But, as we know, Q is NOT a single valued function of T, In fact, as I pointed out in my paper, Q=f(T, V, P), so, 1/TdQ=1/Tdf(T, V, P) is meaningless, that is ∫T 1/TdQ = ∫T 1/Tdf(T, V, P) is not a meaningful integral, or say, it is not a integral at all.

Dear Navid Mahdavi,

I didn't humiliate and scoff you or anyone, I'm just stating the fact that the Predecessor ( not you) really made a mistake, because the predecessor was an authority, so, the descendants believed in that authority.

Dear Navid Mahdavi,

I have deleted another answer that may led to misunderstanding, you see, there is no such answers that may lead to misunderstanding.

Dear Navid Mahdavi,

Do you know how this formula ∮1/TdQ=0 was derived ?

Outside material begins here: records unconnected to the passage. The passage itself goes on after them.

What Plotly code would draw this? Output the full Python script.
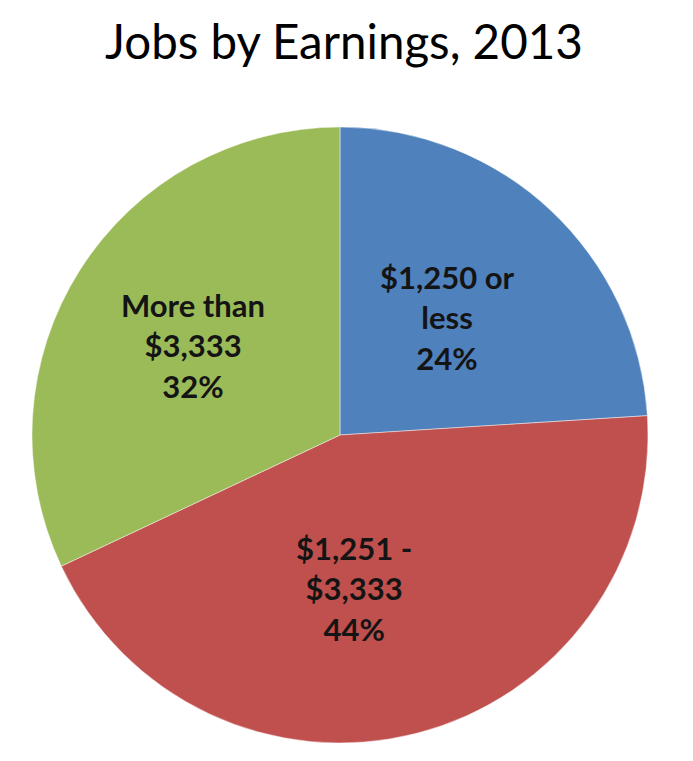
import math
import plotly.graph_objects as go

# Share of jobs by monthly earnings band, 2013
categories = ["$1,250 or<br>less", "$1,251 -<br>$3,333", "More than<br>$3,333"]
shares = [24, 44, 32]
colors = ["#4F81BD", "#C0504D", "#9BBB59"]

W, H = 693, 761
# pie placement in pixels
cx, cy, R = 340, 435, 308

fig = go.Figure(
    go.Pie(
        labels=categories,
        values=shares,
        sort=False,
        direction="clockwise",
        rotation=0,
        marker=dict(colors=colors, line=dict(color="rgba(255,255,255,0.45)", width=1)),
        textinfo="none",
        hoverinfo="label+percent",
        showlegend=False,
        domain=dict(x=[(cx - R) / W, (cx + R) / W], y=[1 - (cy + R) / H, 1 - (cy - R) / H]),
    )
)

# label placement: angular shift (deg) from slice middle and radius fraction
label_shift = [-0.8, 9.2, -1.1]
label_radius = [0.515, 0.50, 0.56]

total = sum(shares)
start = 0.0
annotations = []
for lab, v, shift, rf in zip(categories, shares, label_shift, label_radius):
    span = 360.0 * v / total
    mid = math.radians(start + span / 2 + shift)
    px = cx + rf * R * math.sin(mid)
    py = cy - rf * R * math.cos(mid)
    annotations.append(
        dict(
            x=px / W, y=1 - py / H, xref="paper", yref="paper",
            text="<b>%s<br>%d%%</b>" % (lab, round(100 * v / total)),
            showarrow=False, xanchor="center", yanchor="middle",
            font=dict(family="Lato", size=31, color="#141414"),
        )
    )
    start += span

annotations.append(
    dict(
        x=344 / W, y=1 - 41 / H, xref="paper", yref="paper",
        text="Jobs by Earnings, 2013", showarrow=False,
        xanchor="center", yanchor="middle",
        font=dict(family="Lato", size=47.5, color="#000000"),
    )
)

fig.update_layout(
    width=W, height=H,
    margin=dict(l=0, r=0, t=0, b=0),
    paper_bgcolor="white",
    plot_bgcolor="white",
    annotations=annotations,
)

fig.write_html("out.html")
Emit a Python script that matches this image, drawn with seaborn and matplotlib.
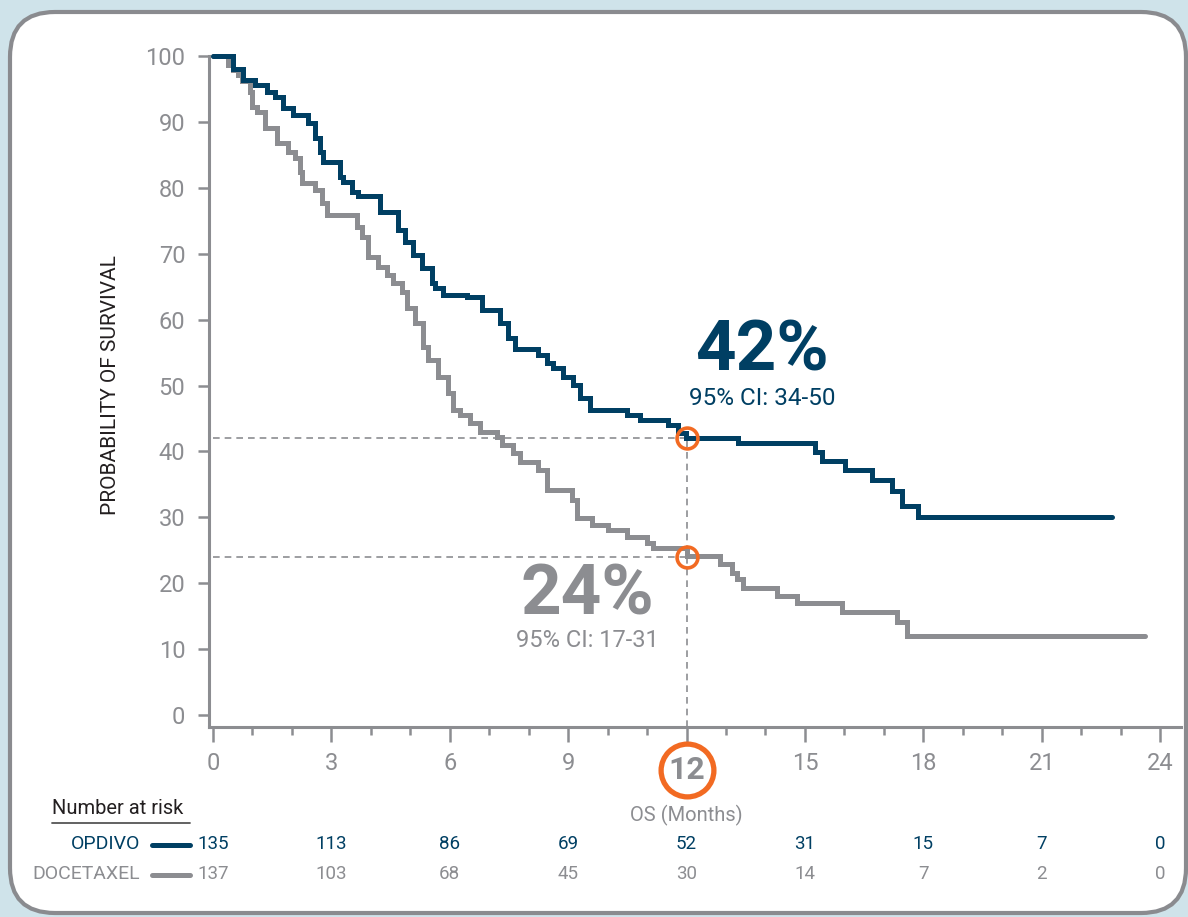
import pandas as pd
import seaborn as sns
import matplotlib.pyplot as plt
from matplotlib.patches import FancyBboxPatch
from matplotlib.lines import Line2D
from matplotlib.transforms import blended_transform_factory

# Kaplan-Meier steps (month, % surviving)
opdivo_months = [0, 0.51, 0.76, 1.06, 1.37, 1.57, 1.77, 2.03, 2.41, 2.58, 2.71, 2.79,
                 3.22, 3.29, 3.52, 3.67, 4.23, 4.69, 4.87, 5.07, 5.30, 5.55, 5.63,
                 5.83, 6.44, 6.82, 7.27, 7.48, 7.65, 8.24, 8.46, 8.62, 8.87, 9.12,
                 9.30, 9.55, 10.49, 10.82, 11.53, 11.78, 11.99, 13.30, 15.26, 15.43,
                 16.02, 16.70, 17.21, 17.46, 17.87, 22.78]
opdivo_surv = [100, 98.0, 96.4, 95.6, 94.5, 93.8, 92.1, 91.0, 89.8, 87.6, 85.4, 83.9,
               81.6, 80.9, 79.4, 78.8, 76.3, 73.6, 71.8, 69.8, 67.8, 65.6, 64.8,
               63.7, 63.4, 61.5, 59.5, 57.2, 55.5, 54.6, 53.4, 52.7, 51.3, 50.1,
               48.1, 46.3, 45.5, 44.8, 44.0, 42.8, 42.0, 41.3, 39.9, 38.6,
               37.2, 35.7, 34.0, 31.7, 30.0, 30.0]

docetaxel_months = [0, 0.38, 0.51, 0.63, 0.73, 0.94, 0.99, 1.12, 1.32, 1.62, 1.90, 2.08,
                    2.20, 2.26, 2.58, 2.76, 2.89, 3.65, 3.78, 3.93, 4.18, 4.41, 4.56,
                    4.79, 4.92, 5.12, 5.32, 5.45, 5.70, 5.96, 6.08, 6.26, 6.51, 6.77,
                    7.20, 7.32, 7.60, 7.78, 8.24, 8.46, 9.10, 9.22, 9.60, 10.01, 10.49,
                    11.00, 11.15, 12.01, 12.85, 13.15, 13.28, 13.43, 14.29, 14.80,
                    15.94, 17.33, 17.59, 23.62]
docetaxel_surv = [100, 98.6, 97.9, 97.1, 96.2, 94.5, 92.3, 91.5, 89.1, 86.8, 85.4, 84.5,
                  82.4, 80.7, 79.7, 77.7, 75.9, 74.0, 72.5, 69.5, 68.0, 66.8, 65.6,
                  64.2, 61.8, 59.5, 55.8, 53.9, 51.3, 48.9, 46.3, 45.5, 44.3, 42.9,
                  42.2, 41.0, 39.8, 38.4, 37.2, 34.1, 32.6, 29.9, 28.8, 28.1, 27.0,
                  26.1, 25.3, 24.1, 23.0, 21.5, 20.6, 19.3, 18.1, 17.0,
                  15.6, 14.1, 12.0, 12.0]

risk_months = [0, 3, 6, 9, 12, 15, 18, 21, 24]
risk_opdivo = [135, 113, 86, 69, 52, 31, 15, 7, 0]
risk_docetaxel = [137, 103, 68, 45, 30, 14, 7, 2, 0]

landmark_month = 12
landmark_opdivo = 42
landmark_docetaxel = 24

NAVY = "#003f63"
GREY = "#8c8d91"
ORANGE = "#f26a22"
INK = "#231f20"

sns.set_style("white")
plt.rcParams["font.family"] = ["Roboto", "DejaVu Sans"]

df = pd.concat([
    pd.DataFrame({"month": docetaxel_months, "surv": docetaxel_surv, "arm": "DOCETAXEL"}),
    pd.DataFrame({"month": opdivo_months, "surv": opdivo_surv, "arm": "OPDIVO"}),
])

W, H = 1188, 917
fig = plt.figure(figsize=(W / 100, H / 100), dpi=100, facecolor="#cfe3ea")


def px(x, y):
    return x / W, 1 - y / H


# white rounded panel
panel = FancyBboxPatch((0.10, 0.04), 11.76, 9.01,
                       boxstyle="round,pad=0,rounding_size=0.45",
                       transform=fig.dpi_scale_trans, facecolor="white",
                       edgecolor="#8a8b8f", linewidth=3, zorder=-5)
fig.add_artist(panel)

l, b = px(209, 727)
r, t = px(1181, 56)
ax = fig.add_axes([l, b, r - l, t - b])
ax.set_facecolor("none")

sns.lineplot(data=df, x="month", y="surv", hue="arm",
             hue_order=["DOCETAXEL", "OPDIVO"], palette=[GREY, NAVY],
             estimator=None, sort=False, drawstyle="steps-post",
             linewidth=3.6, legend=False, ax=ax, zorder=3)
for ln in ax.lines:
    ln.set_clip_on(False)
    ln.set_solid_joinstyle("miter")

ax.set_xlim(-0.1, 24.53)
ax.set_ylim(-1.8, 100)

# dashed guides to the 12-month landmark
for val in (landmark_opdivo, landmark_docetaxel):
    ax.plot([0, landmark_month], [val, val], color=GREY, lw=1.2,
            ls=(0, (4, 3)), zorder=2)
ax.plot([landmark_month, landmark_month], [-1.8, landmark_opdivo], color=GREY,
        lw=1.2, ls=(0, (4, 3)), zorder=2)
ax.plot([landmark_month] * 2, [landmark_opdivo, landmark_docetaxel], ls="none",
        marker="o", ms=15, mfc="none", mec=ORANGE, mew=2.6, zorder=4)

# axes styling
for s in ("top", "right"):
    ax.spines[s].set_visible(False)
for s in ("left", "bottom"):
    ax.spines[s].set_color(GREY)
    ax.spines[s].set_linewidth(2.2)

ax.set_xticks(risk_months)
ax.set_xticklabels(["" if m == landmark_month else str(m) for m in risk_months])
ax.set_xticks(range(0, 25), minor=True)
ax.set_yticks(range(0, 101, 10))
ax.tick_params(axis="x", which="major", length=11, width=1.8, color=GREY,
               labelsize=17, labelcolor=GREY, pad=7, direction="out", bottom=True)
ax.tick_params(axis="x", which="minor", length=6, width=1.8, color=GREY,
               direction="out", bottom=True)
ax.tick_params(axis="y", length=8, width=1.8, color=GREY, labelsize=17,
               labelcolor=GREY, pad=9, direction="out", left=True)

ax.set_xlabel("")
ax.set_ylabel("PROBABILITY OF SURVIVAL", fontsize=15, color=INK)
ax.yaxis.set_label_coords(-0.092, 0.51)

# circled 12
ax.plot([landmark_month], [-8.35], marker="o", ms=38, mfc="white", mec=ORANGE,
        mew=3.8, clip_on=False, zorder=5)
ax.text(landmark_month, -8.35, "12", ha="center", va="center", fontsize=23,
        fontweight="bold", color=GREY, zorder=6, clip_on=False)

fig.text(*px(686, 815), "OS (Months)", ha="center", va="center",
         fontsize=14.5, color=GREY)

# landmark annotations
ax.text(13.91, 55.3, "42%", ha="center", va="center", fontsize=51,
        fontweight="bold", color=NAVY)
ax.text(13.91, 48.0, "95% CI: 34-50", ha="center", va="center", fontsize=17.5,
        color=NAVY)
ax.text(9.48, 18.2, "24%", ha="center", va="center", fontsize=51,
        fontweight="bold", color=GREY)
ax.text(9.48, 11.3, "95% CI: 17-31", ha="center", va="center", fontsize=17,
        color=GREY)

# number at risk table
fig.text(*px(52, 808), "Number at risk", ha="left", va="center", fontsize=14.5,
         color=INK)
fig.add_artist(Line2D([52 / W, 190 / W], [1 - 823 / H] * 2, color="#555555",
                      lw=1.3, transform=fig.transFigure))
trans = blended_transform_factory(ax.transData, fig.transFigure)
for name, counts, color, y in (("OPDIVO", risk_opdivo, NAVY, 844),
                               ("DOCETAXEL", risk_docetaxel, GREY, 874)):
    fig.text(*px(140, y), name, ha="right", va="center", fontsize=14, color=color)
    fig.add_artist(Line2D([152 / W, 190 / W], [1 - (y + 1) / H] * 2, color=color,
                          lw=3.6, transform=fig.transFigure))
    for m, n in zip(risk_months, counts):
        ax.text(m, 1 - y / H, str(n), transform=trans, ha="center", va="center",
                fontsize=13.5, color=color, clip_on=False)

fig.savefig("out.png", dpi=100, facecolor=fig.get_facecolor())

Do you remember the definition of the integral ?

Did you read my paper ?

Sorry, I really don't think there is any point in going on with the discussion. So much for this.

Thank you for your discussion, enjoy yourself !

Best regards.

Dear Mr. Shufeng Zhang ,

Yes, I do know how this formula ∮1/TdQ=0 was derived. It seems to me that you do not have enough knowledge of partial differential equations according to what you have presented in this discussion and also your paper.

Good luck

Navid Mahdavi,

Ok, you know, you know.

Enjoy yourself !